« Calling All Data Miners! | Main | Mission: Mobile Makeover »


Output Filtering Failure

About a month ago, we launched m.yelp.com specifically targeting iPhone, Android, and WebKit-based smart phones. Our engineering team pushes code live on average three times a day. Moving fast means we need to have sound engineering practices internally — such as code reviews by peers and automated testing tools such as unit-tests and static analysis — to catch mistakes before they happen. In this blog post we will detail a misstep that we made and the response that followed.

On the morning of October 27, 2011, we were alerted by a team of researchers at Harvard, Yale, and Boston University that they had found a servlet on m.yelp.com that could expose private user information. Working jointly with this team, our engineers gained a full understanding of the exposure. The leak allowed clients to see a JSON dictionary with user-specific fields, including email address, birth date, gender, and full names. No financially sensitive information was exposed.

Once we understood the risk to our users we immediately took the mobile site down. We resolved the issue within an hour, but kept the site down for 12 more while we double- and triple-checked for other issues (none were found). We analyzed the servlet’s access logs to see if anyone exploited the hole, but we did not find any evidence that user information had actually been collected. We also created an automated system to detect sensitively named fields (last_name, birthdate, etc..) being sent to clients. Following this work, we felt comfortable that the risk of a future exposure of this type had been mitigated; so we turned the mobile site back on.

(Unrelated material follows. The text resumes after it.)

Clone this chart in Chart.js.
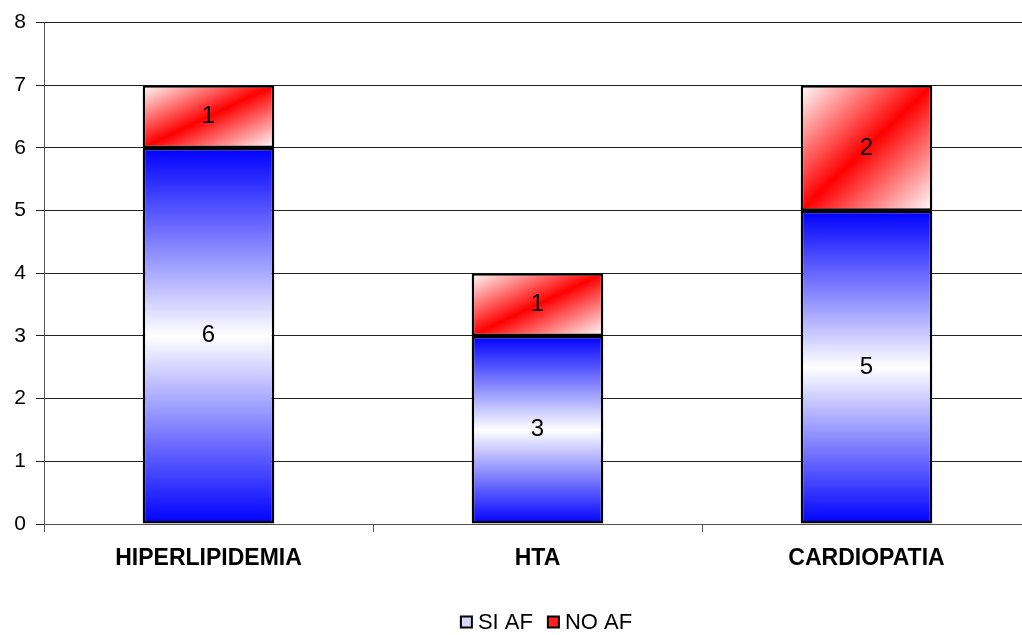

The servlet at issue was using an ORM to retrieve information from the database. An ORM (object-to-relational mapper) system that automatically creates objects containing database content may make it easy to access that data, but it also introduces risk if those objects are not sanitized before being passed across a trust boundary. In this case, we missed a sanitation step in a servlet when grabbing data from the ORM.

Our python logic for the biz details servlet looks like the following:
def reviews(self, businesss_id):
     “““unsafe version of reviews()“““
    reviews = self.get_business_reviews(business_id)
    return json.write(
        # UNSAFE CODE: unsanitized data going to the
        # client DANGER!
        {'reviews': reviews}

In the code above, the call get_business_reviews() under the covers returns data about reviews, including details of the users who wrote the reviews. This is where the private information on the user is requested.

To illustrate, here is an example JSON response from the offending servlet:
{'reviews' : [...
           'user': {'birthdate': '1971,01,01',
                    'display_name': 'Art G.',
                    'first_name': 'Art',
                    'gender': 'm',
                    'last_name' : 'Goldfin', 
            }, …]
Note: birthdate, gender, and last_name are all private fields that shouldn’t have been returned in the JSON response.

The above servlet function reviews() was rewritten to (approximately this):
def reviews(self, business_id):
    “““output filtered version of reviews()“““
    reviews = self.get_business_reviews(business_id)
    # Filter reviews to contain only data necessary
    # for frontend
    safe_reviews = filter_for_frontend(reviews)

    return json.write({'reviews': safe_reviews})

In the second implementation of the reviews() function you can see that the reviews object is transformed by filter_for_frontend() before being written into the JSON response.  We’ve also modified json.write() to have a list of sensitive fields that will throw an exception if an engineer tries to pass a field with a restricted name like last_name, birthdate, etc.. With these protections in place, we’re well protected from this type of exposure in the future.

We’d like to thank researchers at Harvard, Yale, and Boston University:

We appreciate the team’s diligence in finding and notifying us about this important problem; their thoughtful handling of a sensitive and tricky security situation is commendable. If you do find any security-related issues on Yelp, please send an email to security-abuse@yelp.com.

Yelp’s Engineering team is committed to excellence in engineering and data security; this incident was responded to with full force. Keeping user data safe is a top priority for Yelp, and we’ve taken concrete steps in response to this incident to make sure that it will not happen again.